Loans vs Credit Cards
There’s a right way to borrow money, and it won’t be the same for everyone. What are your circumstances? How much do you need? We talk through the pros and cons of the two most popular ways to borrow money: loans and credit cards.
In This Guide:
- Loan or credit card: what’s the difference?
- Advantages of Loans
- Disadvantages of Loans
- Advantages of Credit Cards
- Disadvantages of Credit Cards
- Should I get a credit card or loan?
Loan or credit card: what’s the difference?
A loan allows you to borrow a fixed, lump sum of money for a set term, which you pay it back in agreed monthly instalments with an additional rate of interest. A short-term loan is repaid within a year, otherwise your loan is considered to be long-term.
By contrast, a credit card allows you to borrow up to a set limit, as agreed by your provider. This limit will depend on your credit score, so whether you’re eligible to borrow the sum you need is something to consider. You’ll make purchases on your credit card and then pay off the balance, making sure you make minimum monthly repayments to avoid being charged. You can continue borrowing this way as much as you like up until your limit.
Whichever way you borrow, make sure your credit score is in check before you do. Those with top scores get accepted for cheap loans and the best credit card deals. But more than that, you must be certain you can keep on top of your repayments as otherwise fees and charges can quickly accrue and can negatively impact your credit score.
Advantages of Loans
Loans are more tailor-made than credit cards – i.e. you have many more options. You can choose the exact sum you want to borrow and the repayment term. Because of this, it’s easier to budget and manage your finances as you have set outgoings that you need to stick to.
Depending on how much you want to borrow, you could get a much better rate of interest than with a credit card, particularly if it’s a larger sum. It’s worth your time to compare loans with our search engine so you can see what deals are available.
Disadvantages of Loans
Depending on your preferences, set repayments can feel too structured due to their inflexibility. There’s no wiggle room. If you miss a repayment, you’ll incur penalty fees and this’ll be added to your credit report.
In addition, interest rates for smaller amounts can be fairy steep: in general, the more you borrow, the lower your interest rates. Plus, if you want to pay off your loan early then it’s not the smoothest process: you’ll often be charged early repayment fees.
Advantages of Credit Cards
Credit cards have flexible repayments. That means you can choose how much you want to repay each month to suit your finances, though just make sure you make the minimum monthly repayment in order to not incur interest. If you want to borrow a small amount, then you’ll likely get a better rate of interest than with a loan.
Credit cards are protected by Section 75 of the Credit Consumer Act. That means that if anything goes wrong, your credit card provider is jointly liable with the retailer for any purchase made between £100 and £30,000, including deposits.
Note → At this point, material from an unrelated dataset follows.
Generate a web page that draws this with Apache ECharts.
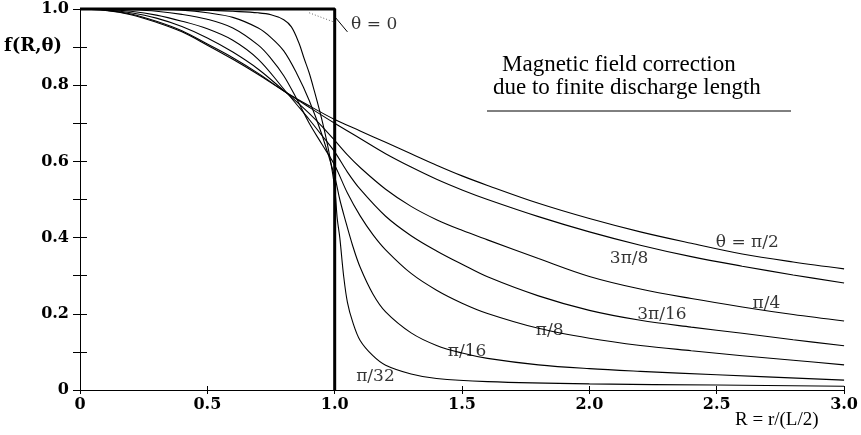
<!DOCTYPE html>
<html>
<head>
<meta charset="utf-8">
<script src="https://cdn.jsdelivr.net/npm/echarts@6.0.0/dist/echarts.min.js"></script>
<style>
  html, body { margin: 0; background: #fff; }
  #chart { width: 861px; height: 435px; }
</style>
</head>
<body>
<div id="chart"></div>
<script>
// axis ticks
const xTicks = [0, 0.5, 1.0, 1.5, 2.0, 2.5, 3.0];
const yTicks = [0, 0.2, 0.4, 0.6, 0.8, 1.0];

// f(R, theta), one R list + one f list per curve
const rPi2 = [0, 0.1, 0.2, 0.3, 0.4, 0.5, 0.6, 0.7, 0.8, 0.9, 1.0, 1.1, 1.2, 1.3, 1.4, 1.5, 1.6, 1.8, 2.0, 2.2, 2.4, 2.6, 2.8, 3.0];
const fPi2 = [1, 0.996, 0.985, 0.965, 0.94, 0.905, 0.868, 0.828, 0.785, 0.746, 0.71, 0.68, 0.65, 0.62, 0.59, 0.562, 0.537, 0.49, 0.45, 0.415, 0.385, 0.357, 0.336, 0.318];

const r3Pi8 = rPi2;
const f3Pi8 = [1, 0.997, 0.987, 0.968, 0.943, 0.908, 0.872, 0.831, 0.785, 0.742, 0.70, 0.66, 0.62, 0.585, 0.553, 0.525, 0.50, 0.455, 0.415, 0.38, 0.35, 0.325, 0.302, 0.281];

const rPi4 = [0, 0.1, 0.2, 0.3, 0.4, 0.5, 0.6, 0.7, 0.8, 0.85, 0.9, 0.95, 1.0, 1.05, 1.1, 1.2, 1.3, 1.4, 1.5, 1.6, 1.8, 2.0, 2.2, 2.4, 2.6, 2.8, 3.0];
const fPi4 = [1, 0.998, 0.99, 0.976, 0.954, 0.924, 0.887, 0.842, 0.786, 0.757, 0.726, 0.692, 0.655, 0.617, 0.584, 0.527, 0.482, 0.447, 0.419, 0.394, 0.345, 0.298, 0.265, 0.24, 0.218, 0.198, 0.181];

const r3Pi16 = rPi4;
const f3Pi16 = [1, 0.999, 0.994, 0.984, 0.968, 0.948, 0.918, 0.868, 0.79, 0.75, 0.71, 0.668, 0.625, 0.572, 0.527, 0.456, 0.405, 0.365, 0.33, 0.297, 0.247, 0.209, 0.183, 0.165, 0.149, 0.132, 0.116];

const rPi8 = [0, 0.1, 0.2, 0.3, 0.4, 0.5, 0.6, 0.7, 0.75, 0.8, 0.85, 0.9, 0.95, 1.0, 1.05, 1.1, 1.15, 1.2, 1.3, 1.4, 1.5, 1.6, 1.8, 2.0, 2.2, 2.4, 2.6, 2.8, 3.0];
const fPi8 = [1, 1, 0.998, 0.994, 0.986, 0.973, 0.95, 0.905, 0.87, 0.825, 0.765, 0.70, 0.645, 0.59, 0.517, 0.457, 0.408, 0.368, 0.306, 0.262, 0.228, 0.201, 0.162, 0.136, 0.117, 0.103, 0.09, 0.078, 0.066];

const rPi16 = [0, 0.2, 0.3, 0.4, 0.5, 0.6, 0.7, 0.75, 0.8, 0.85, 0.9, 0.95, 1.0, 1.02, 1.04, 1.07, 1.1, 1.15, 1.2, 1.3, 1.4, 1.5, 1.6, 1.8, 2.0, 2.2, 2.5, 3.0];
const fPi16 = [1, 1, 0.999, 0.997, 0.99, 0.978, 0.95, 0.925, 0.89, 0.832, 0.76, 0.67, 0.56, 0.50, 0.45, 0.38, 0.322, 0.252, 0.205, 0.15, 0.117, 0.097, 0.083, 0.066, 0.056, 0.049, 0.04, 0.026];

const rPi32 = [0, 0.3, 0.5, 0.6, 0.7, 0.75, 0.8, 0.83, 0.86, 0.88, 0.9, 0.92, 0.94, 0.96, 0.98, 1.0, 1.01, 1.02, 1.035, 1.05, 1.07, 1.1, 1.15, 1.2, 1.3, 1.4, 1.6, 2.0, 2.5, 3.0];
const fPi32 = [1, 1, 0.997, 0.994, 0.99, 0.985, 0.972, 0.953, 0.91, 0.87, 0.832, 0.785, 0.735, 0.68, 0.615, 0.53, 0.45, 0.40, 0.30, 0.23, 0.18, 0.13, 0.09, 0.065, 0.042, 0.03, 0.022, 0.016, 0.013, 0.01];

// theta = 0 : step function
const rZero = [0, 1, 1];
const fZero = [1, 1, 0];

// dotted trace and leader line for the "θ = 0" label
const rDotted = [0.9, 1.0];
const fDotted = [0.99, 0.965];
const rLeader = [1.0, 1.05];
const fLeader = [0.98, 0.94];

// curve labels
const labelText = ['θ = π/2', '3π/8', 'π/4', '3π/16', 'π/8', 'π/16', 'π/32', 'θ = 0'];
const labelR = [2.62, 2.156, 2.695, 2.285, 1.844, 1.52, 1.16, 1.155];
const labelF = [0.386, 0.346, 0.228, 0.197, 0.155, 0.1, 0.034, 0.958];

const zip = (r, f) => r.map((x, i) => [x, f[i]]);

const curves = [
  [rPi2, fPi2], [r3Pi8, f3Pi8], [rPi4, fPi4], [r3Pi16, f3Pi16],
  [rPi8, fPi8], [rPi16, fPi16], [rPi32, fPi32]
];

const serif = 'DejaVu Serif';
const tickFmt = v => (v === 0 ? '0' : v.toFixed(1));

const chart = echarts.init(document.getElementById('chart'));

const series = curves.map(c => ({
  type: 'line',
  data: zip(c[0], c[1]),
  symbol: 'none',
  smooth: 0.35,
  lineStyle: { color: '#000', width: 1.1 }
}));

series.push({
  type: 'line',
  data: zip(rZero, fZero),
  symbol: 'none',
  clip: false,
  lineStyle: { color: '#000', width: 3 }
});
series.push({
  type: 'line',
  data: zip(rDotted, fDotted),
  symbol: 'none',
  lineStyle: { color: '#666', width: 1, type: [1, 2] }
});
series.push({
  type: 'line',
  data: zip(rLeader, fLeader),
  symbol: 'none',
  clip: false,
  lineStyle: { color: '#000', width: 1 }
});
series.push({
  type: 'scatter',
  symbolSize: 0,
  clip: false,
  data: labelText.map((t, i) => [labelR[i], labelF[i], t]),
  label: {
    show: true,
    position: 'inside',
    formatter: p => p.data[2],
    fontFamily: serif,
    fontSize: 17,
    color: '#000'
  }
});

const option = {
  animation: false,
  backgroundColor: '#fff',
  grid: { left: 80, right: 13, top: 9, bottom: 45 },
  xAxis: [
    {
      type: 'value', min: xTicks[0], max: xTicks[xTicks.length - 1], interval: 0.5,
      axisLine: { lineStyle: { color: '#000', width: 1 } },
      axisTick: { inside: true, length: 4, lineStyle: { color: '#000' } },
      axisLabel: { formatter: tickFmt, fontFamily: serif, fontWeight: 'bold', fontSize: 16, color: '#000', margin: 7 },
      splitLine: { show: false }
    },
    {
      type: 'value', position: 'top', min: 0, max: 3, interval: 0.5,
      axisLine: { show: true, lineStyle: { color: '#000', width: 1 } },
      axisTick: { inside: true, length: 4, lineStyle: { color: '#000' } },
      axisLabel: { show: false },
      splitLine: { show: false }
    }
  ],
  yAxis: [
    {
      type: 'value', min: yTicks[0], max: yTicks[yTicks.length - 1], interval: 0.2,
      axisLine: { show: true, lineStyle: { color: '#000', width: 1 } },
      axisTick: { inside: true, length: 7, lineStyle: { color: '#000' } },
      minorTick: { show: true, splitNumber: 2, length: 7, lineStyle: { color: '#000' } },
      axisLabel: { formatter: tickFmt, fontFamily: serif, fontWeight: 'bold', fontSize: 16, color: '#000', margin: 11 },
      splitLine: { show: false }
    },
    {
      type: 'value', position: 'right', min: 0, max: 1, interval: 0.2,
      axisLine: { show: true, lineStyle: { color: '#000', width: 1 } },
      axisTick: { inside: true, length: 7, lineStyle: { color: '#000' } },
      minorTick: { show: true, splitNumber: 2, length: 7, lineStyle: { color: '#000' } },
      axisLabel: { show: false },
      splitLine: { show: false }
    }
  ],
  graphic: [
    { type: 'text', left: 4, top: 37, style: { text: 'f(R,θ)', font: 'bold 18px "DejaVu Serif"', fill: '#000' } },
    { type: 'text', left: 735, top: 411, style: { text: 'R = r/(L/2)', font: '19px "Liberation Serif"', fill: '#000' } },
    { type: 'text', left: 502, top: 53, style: { text: 'Magnetic field correction', font: '23px "Liberation Serif"', fill: '#000' } },
    { type: 'text', left: 493, top: 76, style: { text: 'due to finite discharge length', font: '23px "Liberation Serif"', fill: '#000' } },
    { type: 'line', shape: { x1: 487, y1: 111, x2: 791, y2: 111 }, style: { stroke: '#000', lineWidth: 1 } }
  ],
  series: series
};

chart.setOption(option);
</script>
</body>
</html>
On top of this, there’s the Consumer Credit Directive, which protects you against purchases of £30,000 to £60,260.
Another perk of credit cards is you can pay them off in full whenever you please. You’re not bound to a set repayment plan and won’t incur early repayment fees.
Disadvantages of Credit Cards
Credit limits depend on your credit history, so you may find a credit card doesn’t allow you to borrow as much as you need.
Furthermore, interest rates can be high – between 15% and 25% - particularly for those with bad credit histories. Some credit cards come with 0% interest for a set time, and often these are pretty enticing deals. But, if the balance isn’t paid off before the 0% period ends, then interest can be costly.
Last, because there’s no set repayment plan, it’s your prerogative to ensure that your balance is paid off, and this can mean it takes a long time to clear.
Should I get a credit card or loan?
Credit cards are great for day-to-day spending of small amounts. Consistently paying off your credit card in a timely manner means you’ll be building up your credit score, and interest rates for small sums are competitive. You can use credit cards abroad and most companies offer rewards and bonus schemes. Plus, protection for payments is a real benefit when it comes to purchases like flights.
On the flipside, if you need to borrow a larger sum or set amount then a loan is probably your best choice. Set repayments mean you don’t lose track of your finances and you’ll get a much better rate of interest on higher amounts. Some of the best loans offer repayment holidays too, meaning you can take a swift hiatus from payments without incurring fees – you can look out for these when you run your loan comparison with us.